My first duffle bag. It was supposed to be a quick, simple project, but, as usually happens, it quickly got out of hand as I kept coming up with new ideas and functions and features I could add. Years ago, when I started making long wool coats, I decided they’d be great to sleep outside in when I’m camping, removing the need to carry a sleeping bag. To complete the sleep system, I used some wool scraps and made big bag (more of a giant pillow case) that I could carry my gear in, and then once camp was established and it was empty, I could stuff my legs in to sleep. The concept worked well, if not my specific design at the time. It was just a top loading sack, so getting items in and out was a challenge. It didn’t close well, the cinch straps weren’t located right, and the carry straps were a problem. My idea was to use this ripstop material I bought years ago and never used to make an outer shell with a full length zipper as well as a top zipper and some webbing and proper attachment points for straps. It ballooned into this giant duffle bag that I’m itching to try out.

I added a giant pocket on the top and bottom for stuff I want quicker access to, or things I don’t want to empty out in order to use the bag as a half sleeping bag. There’s also a D ring to hook a strap to for one of several different carrying methods.

This is the “bottom” of the bag. I want to be able to wear it like a backpack sometimes, so there’s two long rows of webbing I can connect backpack straps to (I haven’t made those yet) and get some pretty good adjustment to fit my body (with whatever coat I may or may not be wearing) or depending on what’s in the bag. I also created a lined pocket that will fit a water bladder.

The top flap with the storm flap flipped out of the way and partially unzipped. I’ve seen a similar design on other packs and thought it was nifty, with the two top zips meeting in the middle where the long center zip ends.

Inside of the top flap. I really like that electric blue, especially with the brown and black.

Given that I want to use the bag as a backpack sometimes, I thought covering the zipper might be good incase I get caught in the rain. I lined the flap with magnetic snaps to keep it closed.

I ended up disassembling my former wool bag (not part of the original plan) so I could make it nicer (my sewing skills have improved a bunch since then…just don’t look too closely). I also wanted it to be removeable, in case I decide to use the two bags independently, or if I want a different liner with interior pockets, or I just want to access the inside of the bag so I can water seal all the punctures from the sewing process (the ripstop fabric itself is pretty water resistant).

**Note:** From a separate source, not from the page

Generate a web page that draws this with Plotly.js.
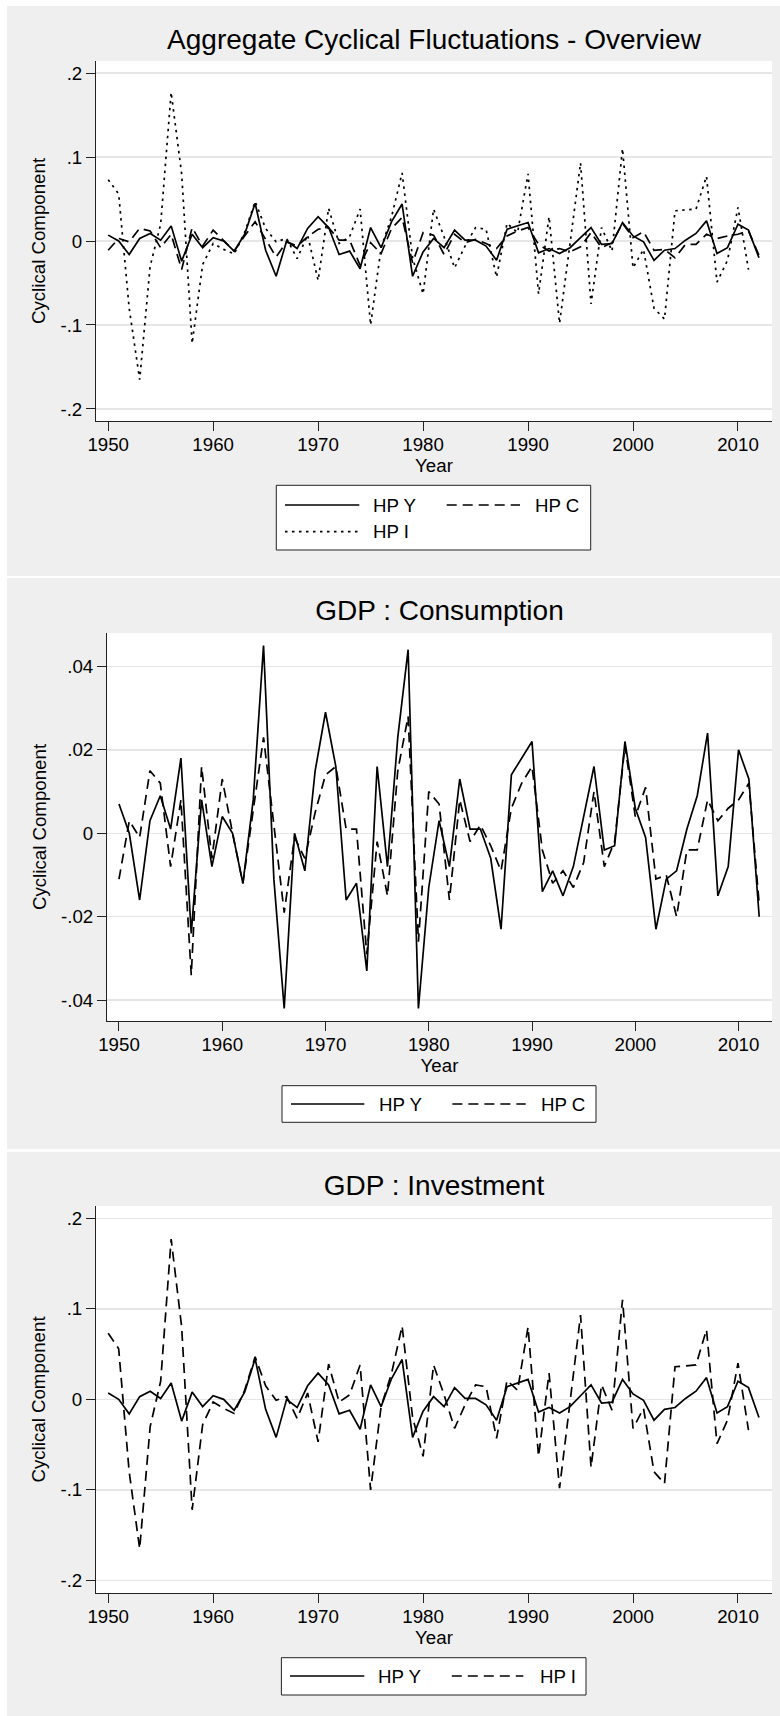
<!DOCTYPE html>
<html>
<head>
<meta charset="utf-8">
<script src="https://cdn.plot.ly/plotly-3.0.1.min.js"></script>
<style>
  html, body { margin: 0; padding: 0; background: #ffffff; }
  .panel { position: absolute; left: 7px; width: 773px; }
  #p1 { top: 6px; height: 570px; }
  #p2 { top: 578px; height: 571px; }
  #p3 { top: 1152px; height: 564px; }
</style>
</head>
<body>
<div id="p1" class="panel"></div>
<div id="p2" class="panel"></div>
<div id="p3" class="panel"></div>
<script>
// ---------------- DATA ----------------
const years = [1950,1951,1952,1953,1954,1955,1956,1957,1958,1959,
               1960,1961,1962,1963,1964,1965,1966,1967,1968,1969,
               1970,1971,1972,1973,1974,1975,1976,1977,1978,1979,
               1980,1981,1982,1983,1984,1985,1986,1987,1988,1989,
               1990,1991,1992,1993,1994,1995,1996,1997,1998,1999,
               2000,2001,2002,2003,2004,2005,2006,2007,2008,2009,
               2010,2011,2012];

// HP-filtered cyclical component of GDP (Y)
const hpY = [0.007, 0.000, -0.016, 0.003, 0.009, 0.001, 0.018, -0.024, 0.008, -0.008,
             0.004, 0.000, -0.012, 0.008, 0.045, -0.011, -0.042, 0.000, -0.009, 0.015,
             0.029, 0.016, -0.016, -0.012, -0.033, 0.016, -0.008, 0.023, 0.044, -0.042,
             -0.013, 0.003, -0.008, 0.013, 0.001, 0.001, -0.006, -0.023, 0.014, 0.018,
             0.022, -0.014, -0.009, -0.015, -0.008, 0.004, 0.016, -0.004, -0.003, 0.022,
             0.006, -0.001, -0.023, -0.011, -0.009, 0.001, 0.009, 0.024, -0.015, -0.008,
             0.020, 0.013, -0.020];

// HP-filtered cyclical component of Consumption (C)
const hpC = [-0.011, 0.003, -0.001, 0.015, 0.012, -0.008, 0.008, -0.034, 0.016, -0.006,
             0.013, 0.000, -0.012, 0.006, 0.023, 0.002, -0.019, -0.001, -0.006, 0.005,
             0.014, 0.016, 0.001, 0.001, -0.029, -0.002, -0.015, 0.015, 0.028, -0.026,
             0.010, 0.007, -0.016, 0.008, -0.002, 0.002, -0.003, -0.009, 0.006, 0.012,
             0.016, -0.004, -0.012, -0.009, -0.013, -0.007, 0.010, -0.008, -0.002, 0.021,
             0.004, 0.011, -0.011, -0.010, -0.020, -0.004, -0.004, 0.008, 0.003, 0.006,
             0.008, 0.012, -0.017];

// HP-filtered cyclical component of Investment (I), 1950-2011
const hpI = [0.073, 0.056, -0.080, -0.165, -0.030, 0.020, 0.177, 0.080, -0.122, -0.028,
             -0.003, -0.010, -0.0155, 0.010, 0.047, 0.015, -0.001, 0.003, -0.021, 0.007,
             -0.047, 0.039, -0.003, 0.005, 0.038, -0.100, -0.008, 0.029, 0.081, -0.020,
             -0.063, 0.038, 0.005, -0.032, -0.006, 0.016, 0.014, -0.043, 0.021, 0.010,
             0.080, -0.063, 0.029, -0.098, -0.003, 0.093, -0.075, 0.016, -0.012, 0.110,
             -0.032, -0.010, -0.080, -0.093, 0.036, 0.037, 0.038, 0.077, -0.049, -0.023,
             0.040, -0.034];

const seriesNames = ['HP Y', 'HP C', 'HP I'];
const panelTitles = ['Aggregate Cyclical Fluctuations - Overview', 'GDP : Consumption', 'GDP : Investment'];
const xTitle = 'Year';
const yTitle = 'Cyclical Component';
const xTickVals = [1950, 1960, 1970, 1980, 1990, 2000, 2010];
const yTickValsWide = [-0.2, -0.1, 0, 0.1, 0.2];
const yTickTextWide = ['-.2', '-.1', '0', '.1', '.2'];
const yTickValsNarrow = [-0.04, -0.02, 0, 0.02, 0.04];
const yTickTextNarrow = ['-.04', '-.02', '0', '.02', '.04'];

// ---------------- STYLE ----------------
const FONT = 'Liberation Sans, Arial, Helvetica, sans-serif';
const TXT = 18.7;
const DASH = '10px,6px';
const DOT = '2.5px,4.5px';
const LW = 1.7;

function baseLayout(o) {
  return {
    width: 773, height: o.H,
    margin: { l: o.l, r: o.r, t: o.t, b: o.b, pad: 0 },
    paper_bgcolor: '#efefef',
    plot_bgcolor: '#ffffff',
    font: { family: FONT, size: TXT, color: '#000' },
    showlegend: false,
    title: {
      text: o.title, font: { family: FONT, size: 28, color: '#000' },
      x: 0.5, xref: 'paper', xanchor: 'center',
      y: 1 - o.titleY / o.H, yref: 'container', yanchor: 'middle'
    },
    xaxis: {
      range: [1948.84, 2013.24], tickvals: xTickVals, ticktext: xTickVals.map(String),
      ticks: 'outside', ticklen: 9, tickwidth: 1, tickcolor: '#222',
      ticklabelstandoff: -2,
      showline: true, linecolor: '#222', linewidth: 1,
      showgrid: false, zeroline: false,
      tickfont: { family: FONT, size: TXT, color: '#000' },
      title: { text: xTitle, font: { family: FONT, size: TXT, color: '#000' }, standoff: 0 }
    },
    yaxis: {
      range: o.yr, tickvals: o.tv, ticktext: o.tt,
      ticks: 'outside', ticklen: 9, tickwidth: 1, tickcolor: '#222',
      showline: true, linecolor: '#222', linewidth: 1,
      showgrid: true, gridcolor: '#e6e6e6', gridwidth: 1.5, zeroline: false,
      tickfont: { family: FONT, size: TXT, color: '#000' },
      title: { text: yTitle, font: { family: FONT, size: TXT, color: '#000' }, standoff: 9 }
    },
    shapes: [], annotations: []
  };
}

// custom Stata-like legend, positions in pixels of the panel
function addLegend(layout, o, box, items) {
  const W = 773 - o.l - o.r, Hh = o.H - o.t - o.b;
  const px = x => (x - o.l) / W;
  const py = y => 1 - (y - o.t) / Hh;
  layout.shapes.push({ type: 'rect', xref: 'paper', yref: 'paper',
    x0: px(box[0]), x1: px(box[1]), y0: py(box[2]), y1: py(box[3]),
    line: { color: '#222', width: 1 }, fillcolor: '#ffffff', layer: 'above' });
  items.forEach(it => {
    layout.shapes.push({ type: 'line', xref: 'paper', yref: 'paper',
      x0: px(it.s0), x1: px(it.s1), y0: py(it.y), y1: py(it.y),
      line: { color: '#000', width: LW, dash: it.dash }, layer: 'above' });
    layout.annotations.push({ xref: 'paper', yref: 'paper', x: px(it.tx), y: py(it.y),
      xanchor: 'left', yanchor: 'middle', showarrow: false, text: it.name,
      font: { family: FONT, size: TXT, color: '#000' } });
  });
}

function tr(x, y, name, dash) {
  return { type: 'scatter', mode: 'lines', x: x, y: y, name: name,
           line: { color: '#000', width: LW, dash: dash } };
}

const cfg = { staticPlot: true, displayModeBar: false };
const yearsI = years.slice(0, hpI.length);

// Panel 1
const o1 = { H: 570, l: 89, r: 8, t: 55, b: 155, title: panelTitles[0], titleY: 33,
             yr: [-0.2143, 0.2143], tv: yTickValsWide, tt: yTickTextWide };
const L1 = baseLayout(o1);
addLegend(L1, o1, [269.3, 583.7, 479.3, 544], [
  { name: seriesNames[0], dash: 'solid', s0: 278, s1: 352.3, tx: 363.7, y: 499 },
  { name: seriesNames[1], dash: DASH, s0: 439.7, s1: 513, tx: 526.3, y: 499 },
  { name: seriesNames[2], dash: DOT, s0: 278, s1: 352.3, tx: 363.7, y: 525.7 }
]);
Plotly.newPlot('p1', [
  tr(years, hpY, seriesNames[0], 'solid'),
  tr(years, hpC, seriesNames[1], DASH),
  tr(yearsI, hpI, seriesNames[2], DOT)
], L1, cfg);

// Panel 2
const o2 = { H: 571, l: 100, r: 8, t: 55, b: 128, title: panelTitles[1], titleY: 32.5,
             yr: [-0.045, 0.048], tv: yTickValsNarrow, tt: yTickTextNarrow };
const L2 = baseLayout(o2);
addLegend(L2, o2, [275, 589, 507.7, 544.3], [
  { name: seriesNames[0], dash: 'solid', s0: 284, s1: 357.3, tx: 369.7, y: 526 },
  { name: seriesNames[1], dash: DASH, s0: 445.4, s1: 518.7, tx: 532, y: 526 }
]);
Plotly.newPlot('p2', [
  tr(years, hpY, seriesNames[0], 'solid'),
  tr(years, hpC, seriesNames[1], DASH)
], L2, cfg);

// Panel 3
const o3 = { H: 564, l: 89, r: 8, t: 54, b: 123, title: panelTitles[2], titleY: 32.7,
             yr: [-0.2139, 0.2136], tv: yTickValsWide, tt: yTickTextWide };
const L3 = baseLayout(o3);
addLegend(L3, o3, [274.4, 579, 505.7, 543], [
  { name: seriesNames[0], dash: 'solid', s0: 283, s1: 357.3, tx: 368.8, y: 524 },
  { name: seriesNames[2], dash: DASH, s0: 444.8, s1: 516.3, tx: 531, y: 524 }
]);
Plotly.newPlot('p3', [
  tr(years, hpY, seriesNames[0], 'solid'),
  tr(yearsI, hpI, seriesNames[2], DASH)
], L3, cfg);
</script>
</body>
</html>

The duffle bag handles are removeable (with the cool circular carabiners) and I can adjust where they attach on the webbing to make them effectively shorter or longer.

Nap time.

There you have it, my 2024 sewing projects (…so far…), presented in the order I worked on and completed them. I’ve used the bandolier bag for almost 2 months now, I think, and so far it’s functioning well. The coat has been great, such a night and day difference in mobility. It’s approximately one less wool layer everywhere compared to the Beast Coat, but it’s still plenty warm and I can fit more base layers underneath as needed (mostly due to having a bigger arm hole opening). The Leg Duffle Bag will get its first test in the next day or so when I have a scout overnight event, so I’m looking forward to that. Time to put the new gear through its paces.

Ready for adventure (by the way, the belt buckle light has “regular” lighting plus red, green, and blue…depending on my Jedi/Sith mood…)

Now it’s time to switch gears and draw more.